Chapter 13 of the Bankruptcy Code was designed to encourage the repayment of debt by debtors as a more palatable option than simply seeking a discharge in a Chapter 7 liquidation proceeding. That philosophy is well expressed in Senate Report No. 95-989, 95th Cong., 2nd Sess. (1978), at Page 13, U.S.Code Cong. & Admin.News 1978, pp. 5787, 5799:

The new chapter 13 undertakes to solve these problems insofar as bankruptcy law can provide a simple yet precise and effective system for individuals to pay debts under bankruptcy court protection and supervision. The new chapter 13 will permit almost any individual with regular income to propose and have approved a reasonable plan for debt repayment based on that individual's exact circumstances. As in current law, 100 percent payment plans will be encouraged by the limitation on availability of a subsequent discharge in section 727(a)(8). This kind of plan has provided great self-satisfaction and pride to those debtors who complete them and at the same time effect a maximum return to creditors.
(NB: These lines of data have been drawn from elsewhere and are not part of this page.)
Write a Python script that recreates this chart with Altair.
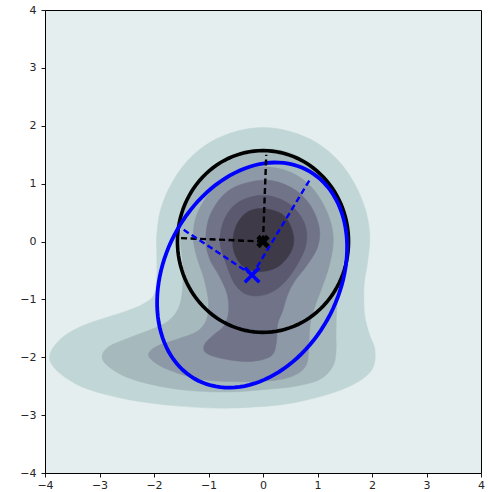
import altair as alt
import pandas as pd
import numpy as np

# ---- filled density contour levels (outer -> inner) ----
BG_COLOR = "#e5eeee"
LEVEL_COLORS = ["#c1d6d6", "#a6babd", "#8d99a6", "#717389", "#5a5970", "#3e3a48"]

L1_X = [0, 0.5, 0.98, 1.38, 1.68, 1.88, 1.96, 1.92, 1.86, 1.85, 1.87, 1.95, 2.05, 2.04, 1.9, 1.55, 1.05, 0.55, 0,
        -0.8, -1.6, -2.3, -2.9, -3.35, -3.7, -3.9, -3.88, -3.66, -3.3, -2.9, -2.5, -2.2, -2.0, -1.95, -1.95, -1.95,
        -1.88, -1.68, -1.38, -0.98, -0.5]
L1_Y = [1.97, 1.9, 1.71, 1.4, 1.0, 0.55, 0.1, -0.35, -0.7, -1.0, -1.3, -1.6, -1.85, -2.12, -2.32, -2.52, -2.68,
        -2.79, -2.85, -2.88, -2.84, -2.76, -2.64, -2.5, -2.3, -2.08, -1.88, -1.64, -1.45, -1.32, -1.2, -1.08, -0.92,
        -0.6, -0.2, 0.1, 0.55, 1.0, 1.4, 1.71, 1.9]

L2_X = [0, 0.55, 1.0, 1.32, 1.5, 1.52, 1.45, 1.38, 1.35, 1.34, 1.34, 1.28, 1.05, 0.6, 0, -0.6, -1.3, -1.9, -2.4,
        -2.75, -2.95, -2.85, -2.5, -2.0, -1.72, -1.55, -1.48, -1.47, -1.52, -1.42, -1.15, -0.6]
L2_Y = [1.6, 1.51, 1.24, 0.85, 0.35, -0.1, -0.5, -0.85, -1.2, -1.6, -1.9, -2.16, -2.38, -2.5, -2.56, -2.6, -2.58,
        -2.5, -2.38, -2.22, -2.02, -1.83, -1.68, -1.5, -1.36, -1.15, -0.85, -0.4, 0.1, 0.6, 1.1, 1.48]

L3_X = [0, 0.5, 0.9, 1.18, 1.29, 1.22, 1.08, 0.96, 0.87, 0.84, 0.8, 0.6, 0.2, -0.6, -1.2, -1.7, -2.0, -2.1, -1.95,
        -1.55, -1.22, -1.04, -1.0, -1.08, -1.22, -1.28, -1.2, -0.9, -0.5]
L3_Y = [1.29, 1.2, 0.93, 0.5, 0.05, -0.4, -0.8, -1.1, -1.4, -1.8, -2.12, -2.3, -2.4, -2.42, -2.37, -2.23, -2.08,
        -1.95, -1.81, -1.68, -1.56, -1.36, -1.05, -0.65, -0.25, 0.1, 0.5, 0.93, 1.2]

L4_X = [0, 0.5, 0.85, 1.03, 1.0, 0.8, 0.57, 0.44, 0.36, 0.27, 0.25, 0.18, -0.05, -0.4, -0.85, -1.07, -1.06, -0.9,
        -0.71, -0.63, -0.66, -0.8, -0.98, -1.05, -0.95, -0.6]
L4_Y = [1.06, 0.94, 0.65, 0.25, -0.1, -0.42, -0.7, -0.95, -1.2, -1.42, -1.7, -1.95, -2.05, -2.07, -2.0, -1.9, -1.76,
        -1.61, -1.45, -1.2, -0.9, -0.6, -0.3, 0.05, 0.5, 0.9]

L5_X = [0, 0.45, 0.74, 0.8, 0.66, 0.4, 0.1, -0.25, -0.5, -0.67, -0.79, -0.7, -0.45]
L5_Y = [0.8, 0.67, 0.36, 0.0, -0.35, -0.7, -0.9, -0.93, -0.76, -0.4, 0.0, 0.4, 0.68]

L6_X = [0, 0.38, 0.56, 0.5, 0.25, -0.1, -0.4, -0.55, -0.5, -0.3]
L6_Y = [0.57, 0.45, 0.1, -0.2, -0.45, -0.52, -0.4, -0.1, 0.25, 0.5]

LEVELS = [(L1_X, L1_Y), (L2_X, L2_Y), (L3_X, L3_Y), (L4_X, L4_Y), (L5_X, L5_Y), (L6_X, L6_Y)]

# ---- fitted shapes ----
CIRCLE_CENTER = (0.0, 0.0)
CIRCLE_R = 1.57
ELLIPSE_CENTER = (-0.2, -0.58)
ELLIPSE_A = 2.08
ELLIPSE_B = 1.58
ELLIPSE_ANGLE_DEG = 57.0

BLACK_AXIS_ENDS_X = [0.06, -1.53]
BLACK_AXIS_ENDS_Y = [1.5, 0.06]
BLUE_AXIS_ENDS_X = [0.86, -1.5]
BLUE_AXIS_ENDS_Y = [1.07, 0.23]

TICKS = [-4, -3, -2, -1, 0, 1, 2, 3, 4]

xs = alt.Scale(domain=[-4, 4], nice=False, zero=False)
ys = alt.Scale(domain=[-4, 4], nice=False, zero=False)
xax = alt.Axis(values=TICKS, title=None, grid=False, domain=False, tickSize=4, tickColor="black",
               tickWidth=0.9, labelFont="DejaVu Sans", labelFontSize=11, labelColor="#262626",
               labelPadding=2, format="d", labelFlush=False)
yax = alt.Axis(values=TICKS, title=None, grid=False, domain=False, tickSize=4, tickColor="black",
               tickWidth=0.9, labelFont="DejaVu Sans", labelFontSize=11, labelColor="#262626",
               labelPadding=5, format="d", labelFlush=False)


def X():
    return alt.X("x:Q", scale=xs, axis=xax)


def Y():
    return alt.Y("y:Q", scale=ys, axis=yax)


layers = []
for k, (lx, ly) in enumerate(LEVELS):
    df = pd.DataFrame({"x": lx, "y": ly, "i": list(range(len(lx)))})
    layers.append(
        alt.Chart(df).mark_line(interpolate="cardinal-closed", fill=LEVEL_COLORS[k],
                                stroke=LEVEL_COLORS[k], strokeWidth=0.5).encode(
            x=X(), y=Y(), order="i:Q")
    )

t = np.linspace(0, 2 * np.pi, 121)[:-1]
circ = pd.DataFrame({
    "x": CIRCLE_CENTER[0] + CIRCLE_R * np.cos(t),
    "y": CIRCLE_CENTER[1] + CIRCLE_R * np.sin(t),
    "i": np.arange(len(t)),
})
th = np.deg2rad(ELLIPSE_ANGLE_DEG)
ex = ELLIPSE_A * np.cos(t)
ey = ELLIPSE_B * np.sin(t)
ell = pd.DataFrame({
    "x": ELLIPSE_CENTER[0] + ex * np.cos(th) - ey * np.sin(th),
    "y": ELLIPSE_CENTER[1] + ex * np.sin(th) + ey * np.cos(th),
    "i": np.arange(len(t)),
})

layers.append(alt.Chart(circ).mark_line(interpolate="linear-closed", color="black", strokeWidth=3.6).encode(
    x=X(), y=Y(), order="i:Q"))
layers.append(alt.Chart(ell).mark_line(interpolate="linear-closed", color="#0000ff", strokeWidth=3.8).encode(
    x=X(), y=Y(), order="i:Q"))

segs = []
for s, (x1, y1) in enumerate(zip(BLACK_AXIS_ENDS_X, BLACK_AXIS_ENDS_Y)):
    segs += [{"x": CIRCLE_CENTER[0], "y": CIRCLE_CENTER[1], "s": f"k{s}", "c": "k", "i": 0},
             {"x": x1, "y": y1, "s": f"k{s}", "c": "k", "i": 1}]
for s, (x1, y1) in enumerate(zip(BLUE_AXIS_ENDS_X, BLUE_AXIS_ENDS_Y)):
    segs += [{"x": ELLIPSE_CENTER[0], "y": ELLIPSE_CENTER[1], "s": f"b{s}", "c": "b", "i": 0},
             {"x": x1, "y": y1, "s": f"b{s}", "c": "b", "i": 1}]
segdf = pd.DataFrame(segs)

layers.append(alt.Chart(segdf).mark_line(strokeDash=[6, 3.5], strokeWidth=2.4).encode(
    x=X(), y=Y(), detail="s:N", order="i:Q",
    color=alt.Color("c:N", scale=alt.Scale(domain=["k", "b"], range=["black", "#0000ff"]), legend=None)))

XFILL = "M-0.5,-1L0,-0.5L0.5,-1L1,-0.5L0.5,0L1,0.5L0.5,1L0,0.5L-0.5,1L-1,0.5L-0.5,0L-1,-0.5Z"
XSTROKE = "M-1,-1L1,1M-1,1L1,-1"

cdf = pd.DataFrame({"x": [CIRCLE_CENTER[0]], "y": [CIRCLE_CENTER[1]]})
edf = pd.DataFrame({"x": [ELLIPSE_CENTER[0]], "y": [ELLIPSE_CENTER[1]]})
layers.append(alt.Chart(cdf).mark_point(shape=XFILL, filled=True, color="black", size=180, opacity=1).encode(
    x=X(), y=Y()))
layers.append(alt.Chart(edf).mark_point(shape=XSTROKE, filled=False, color="#0000ff", size=210,
                                        strokeWidth=3.6, opacity=1).encode(
    x=X(), y=Y()))

chart = alt.layer(*layers).properties(
    width=436, height=463,
    padding={"left": 45, "top": 10, "right": 8, "bottom": 19},
    autosize="none",
    background="white",
).configure_view(fill=BG_COLOR, stroke="black", strokeWidth=1)

chart.save("out.html", embed_options={"renderer": "svg", "actions": False})
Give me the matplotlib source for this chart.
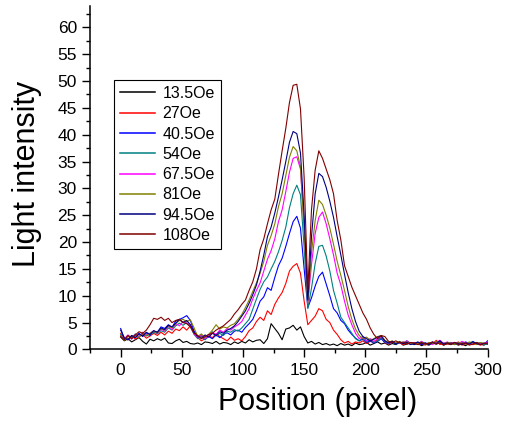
import numpy as np
import matplotlib
matplotlib.use('Agg')
import matplotlib.pyplot as plt
from matplotlib.ticker import MultipleLocator

plt.rcParams['font.family'] = ['Liberation Sans', 'DejaVu Sans']

# position (pixel), sampled every 3 px
position = np.arange(0, 301, 3)

labels = ['13.5Oe', '27Oe', '40.5Oe', '54Oe', '67.5Oe', '81Oe', '94.5Oe', '108Oe']
colors = ['#000000', '#ff0000', '#0000ff', '#008080', '#ff00ff', '#808000', '#000080', '#800000']

i_13_5 = [2.3, 1.6, 2.0, 1.4, 1.8, 2.2, 1.5, 1.0, 1.9, 1.6,
          2.0, 1.7, 2.1, 1.2, 1.1, 1.6, 1.9, 1.3, 1.5, 1.1,
          1.0, 1.2, 0.9, 1.4, 1.3, 1.1, 1.5, 1.0, 1.3, 1.2,
          0.9, 1.4, 1.1, 1.5, 1.2, 1.8, 1.4, 1.7, 1.8, 1.1,
          2.0, 4.8, 3.9, 3.0, 1.8, 3.8, 4.0, 4.5, 3.6, 4.2,
          2.4, 1.2, 1.5, 1.0, 1.3, 0.9, 1.1, 0.8, 1.0, 0.7,
          1.1, 0.8, 1.0, 0.7, 1.2, 0.9, 1.0, 1.3, 0.8, 1.1,
          1.4, 1.0, 1.2, 0.8, 1.1, 0.9, 1.3, 0.8, 1.0, 1.2,
          0.9, 1.1, 0.7, 1.0, 0.8, 1.2, 1.0, 1.4, 0.8, 1.1,
          0.9, 1.2, 0.8, 1.0, 0.7, 1.1, 0.9, 1.3, 1.0, 0.8, 1.2]

i_27 = [3.0, 2.2, 1.8, 2.6, 1.9, 2.4, 2.8, 2.1, 2.5, 3.0,
        2.6, 3.2, 2.7, 3.4, 3.0, 3.8, 3.5, 4.2, 3.6, 4.4,
        3.3, 2.2, 1.6, 2.0, 2.5, 2.2, 2.9, 2.4, 2.0, 1.6,
        2.3, 1.7, 2.0, 1.6, 2.4, 3.5, 4.0, 5.2, 6.0, 5.4,
        7.2, 6.5, 8.4, 9.6, 10.6, 12.3, 14.6, 15.5, 16.0, 14.2,
        9.0, 4.6, 5.4, 6.2, 7.6, 7.2, 5.6, 5.0, 3.6, 2.8,
        1.8, 1.2, 1.5, 1.0, 1.4, 1.2, 1.6, 1.1, 1.5, 1.3,
        1.8, 2.2, 1.2, 1.0, 1.4, 1.1, 1.3, 0.9, 1.2, 1.0,
        1.3, 0.9, 1.1, 0.8, 1.2, 1.0, 1.7, 0.9, 1.2, 1.0,
        1.1, 0.9, 1.4, 0.8, 1.0, 1.2, 0.9, 1.1, 0.8, 1.0, 1.3]

i_40_5 = [3.9, 2.0, 1.8, 2.5, 2.2, 3.0, 2.4, 3.1, 2.6, 3.4,
          3.2, 4.2, 3.9, 4.6, 4.1, 5.3, 5.6, 5.9, 6.3, 5.4,
          3.4, 2.2, 2.6, 1.9, 2.4, 2.0, 2.7, 2.2, 2.8, 3.1,
          2.7, 3.4, 3.6, 3.2, 4.1, 4.8, 5.6, 7.2, 9.0, 9.8,
          11.5, 11.0, 13.4, 15.6, 17.0, 19.2, 21.6, 23.8, 24.8, 22.6,
          15.0, 7.8, 9.6, 11.8, 13.6, 14.4, 12.2, 10.0, 7.6, 6.8,
          5.4, 4.8, 3.6, 2.8, 2.1, 1.6, 1.9, 1.3, 1.6, 1.2,
          1.5, 2.0, 1.3, 1.1, 1.4, 1.0, 1.3, 1.1, 1.5, 1.2,
          1.0, 1.3, 0.9, 1.2, 1.0, 1.4, 1.1, 1.6, 1.0, 1.2,
          1.3, 0.9, 1.2, 1.0, 1.4, 1.1, 1.5, 1.0, 1.2, 0.9, 1.6]

i_54 = [2.8, 1.9, 2.6, 2.2, 2.9, 2.3, 3.0, 2.5, 2.8, 3.2,
        2.9, 3.5, 3.2, 4.0, 3.6, 4.4, 4.9, 4.5, 5.0, 4.2,
        2.8, 2.0, 2.5, 1.8, 2.6, 3.3, 2.5, 3.0, 2.6, 3.4,
        3.2, 3.7, 3.4, 4.0, 4.8, 5.6, 7.5, 9.4, 11.2, 12.6,
        13.5, 15.0, 16.4, 18.2, 20.3, 22.8, 26.4, 29.0, 30.6, 28.8,
        19.0, 7.6, 11.4, 16.0, 19.2, 19.4, 17.4, 14.6, 11.0, 8.6,
        6.0, 5.0, 4.0, 3.0, 2.0, 1.6, 2.2, 1.4, 1.9, 1.3,
        1.6, 2.2, 1.4, 1.1, 1.5, 1.0, 1.3, 1.2, 1.6, 1.1,
        1.2, 1.0, 1.4, 1.1, 0.9, 1.3, 1.0, 1.5, 1.1, 1.3,
        1.0, 1.2, 0.9, 1.3, 1.1, 1.0, 1.4, 1.1, 1.2, 0.9, 1.1]

i_67_5 = [2.5, 2.0, 2.7, 1.9, 2.8, 2.4, 3.2, 2.7, 3.0, 3.5,
          3.0, 3.8, 3.4, 4.3, 3.7, 4.8, 4.4, 5.2, 4.9, 4.6,
          2.9, 2.2, 2.7, 2.0, 2.6, 3.1, 2.8, 3.6, 3.2, 3.9,
          3.6, 4.2, 4.6, 5.2, 6.4, 7.6, 9.4, 11.0, 12.4, 14.6,
          16.8, 18.4, 20.6, 23.8, 26.0, 29.4, 33.0, 35.6, 35.9, 33.6,
          23.0, 8.6, 15.8, 21.6, 24.6, 25.6, 23.4, 20.6, 17.6, 14.2,
          12.0, 9.0, 6.4, 4.6, 3.0, 2.0, 2.4, 1.6, 2.0, 1.5,
          2.0, 2.4, 1.6, 1.2, 1.5, 1.1, 1.4, 1.2, 1.6, 1.0,
          1.3, 1.1, 1.5, 1.0, 1.2, 0.9, 1.3, 1.7, 1.1, 1.4,
          1.1, 1.3, 1.0, 1.5, 1.2, 0.9, 1.3, 1.0, 1.2, 1.1, 1.4]

i_81 = [2.6, 1.7, 2.4, 2.1, 2.7, 2.2, 3.1, 2.6, 3.0, 3.4,
        3.1, 3.9, 3.6, 4.4, 4.0, 4.8, 5.4, 5.6, 5.2, 5.5,
        4.0, 2.4, 2.9, 2.2, 2.8, 3.6, 4.6, 3.8, 4.2, 4.0,
        4.5, 4.8, 5.6, 6.5, 7.8, 9.2, 10.8, 12.4, 14.2, 16.4,
        19.4, 21.2, 23.4, 26.6, 29.0, 32.4, 35.8, 37.8, 37.0, 34.0,
        22.0, 8.6, 18.0, 24.0, 27.8, 27.0, 25.0, 22.6, 19.6, 16.4,
        13.8, 11.0, 8.0, 5.6, 3.8, 2.6, 2.0, 2.3, 1.7, 2.0,
        2.4, 2.6, 1.7, 1.3, 1.6, 1.2, 1.5, 1.1, 1.4, 1.0,
        1.2, 1.0, 1.4, 0.9, 1.3, 1.1, 1.5, 1.2, 1.0, 1.3,
        1.2, 0.9, 1.3, 1.1, 1.0, 1.4, 1.2, 0.9, 1.3, 1.1, 1.0]

i_94_5 = [3.6, 2.1, 1.8, 2.6, 2.2, 2.9, 2.5, 3.2, 2.8, 3.5,
          3.2, 4.0, 3.7, 4.5, 4.2, 4.9, 5.6, 5.0, 5.4, 4.6,
          3.2, 2.4, 2.1, 2.7, 2.3, 3.0, 2.6, 3.3, 3.0, 3.6,
          3.9, 4.4, 5.2, 6.2, 7.2, 8.6, 10.2, 12.0, 14.6, 17.6,
          21.0, 22.8, 25.4, 28.4, 31.6, 35.0, 38.6, 40.6, 40.2, 36.6,
          25.0, 9.2, 21.0, 29.0, 32.8, 32.2, 30.2, 27.6, 24.6, 21.0,
          17.6, 14.0, 10.6, 7.6, 5.2, 3.4, 2.4, 2.0, 1.6, 1.9,
          2.3, 2.5, 1.6, 1.2, 1.5, 1.0, 1.4, 1.1, 1.3, 0.9,
          1.1, 1.4, 1.0, 1.2, 0.9, 1.3, 1.1, 1.6, 1.0, 1.2,
          1.0, 1.3, 1.1, 0.9, 1.2, 1.0, 1.4, 1.1, 0.9, 1.2, 1.0]

i_108 = [2.4, 1.8, 2.6, 2.0, 2.7, 3.3, 3.0, 3.6, 4.6, 5.8,
         5.6, 6.0, 5.4, 5.8, 5.0, 5.4, 5.6, 5.0, 4.8, 4.2,
         3.0, 2.6, 2.0, 2.4, 2.8, 3.0, 3.6, 4.0, 4.4, 5.0,
         5.6, 6.6, 7.4, 8.4, 9.2, 11.0, 12.6, 15.0, 18.6, 20.6,
         23.4, 26.0, 28.0, 32.6, 37.0, 41.2, 46.0, 49.2, 49.4, 44.8,
         32.0, 11.0, 26.0, 33.4, 37.0, 35.6, 33.6, 31.6, 29.0, 24.0,
         20.4, 15.6, 13.6, 11.6, 10.0, 8.4, 6.8, 5.6, 4.0, 2.8,
         2.0, 2.6, 2.4, 1.5, 1.3, 1.6, 1.2, 1.4, 1.0, 1.3,
         1.2, 0.9, 1.3, 1.0, 1.1, 1.4, 1.0, 1.2, 0.8, 1.1,
         1.0, 1.3, 0.9, 1.1, 1.2, 0.8, 1.0, 1.3, 0.9, 1.1, 1.2]

series = [i_13_5, i_27, i_40_5, i_54, i_67_5, i_81, i_94_5, i_108]

fig = plt.figure(figsize=(5.09, 4.21), dpi=100)
ax = fig.add_axes([0.177, 0.170, 0.781, 0.816])

for vals, lab, c in zip(series, labels, colors):
    ax.plot(position, vals, color=c, lw=0.8, label=lab)

ax.set_xlim(-25, 300)
ax.set_ylim(0, 64)
ax.xaxis.set_major_locator(MultipleLocator(50))
ax.xaxis.set_minor_locator(MultipleLocator(25))
ax.yaxis.set_major_locator(MultipleLocator(5))
ax.yaxis.set_minor_locator(MultipleLocator(2.5))
ax.tick_params(which='major', direction='out', length=6, width=1, labelsize=12.5)
ax.tick_params(which='minor', direction='out', length=3, width=1)

ax.spines['top'].set_visible(False)
ax.spines['right'].set_visible(False)
ax.spines['left'].set_linewidth(1.1)
ax.spines['bottom'].set_linewidth(1.1)

ax.set_xlabel('Position (pixel)', fontsize=22, va='center')
ax.set_ylabel('Light intensity', fontsize=22, va='center')
ax.xaxis.set_label_coords(0.573, -0.153)
ax.yaxis.set_label_coords(-0.158, 0.51)

leg = ax.legend(loc='upper left', bbox_to_anchor=(0.060, 0.783), borderaxespad=0,
                fontsize=11.5, fancybox=False, framealpha=1, edgecolor='black',
                handlelength=2.2, handletextpad=0.5, labelspacing=0.33,
                borderpad=0.35)
leg.get_frame().set_linewidth(0.8)
for line in leg.get_lines():
    line.set_linewidth(1.1)

plt.savefig('out.png', dpi=100)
It is clear that in this case, the suspension of the license by the State removes the sole means of funding the plan proposed by the Debtor and repaying the creditors. It thus appears that the state law and state policy will clearly frustrate the congressional intent of encouraging the repayment of debt, something that is inconsistent with the legislative declaration in the state statute as well as the congressional declaration above referenced. It simply appears to be the precise situation § 525 was designed to remedy, and, accordingly, the Court concludes that in this case, upon these facts, the injunction must issue. It should be noted that as payments progress under the Chapter 13 plan, should there be a default in the plan and the case be dismissed, the injunction should dissolve as the purpose of the Chapter 13 statute will not have been met, and the protections afforded by this Court should not thereafter continue.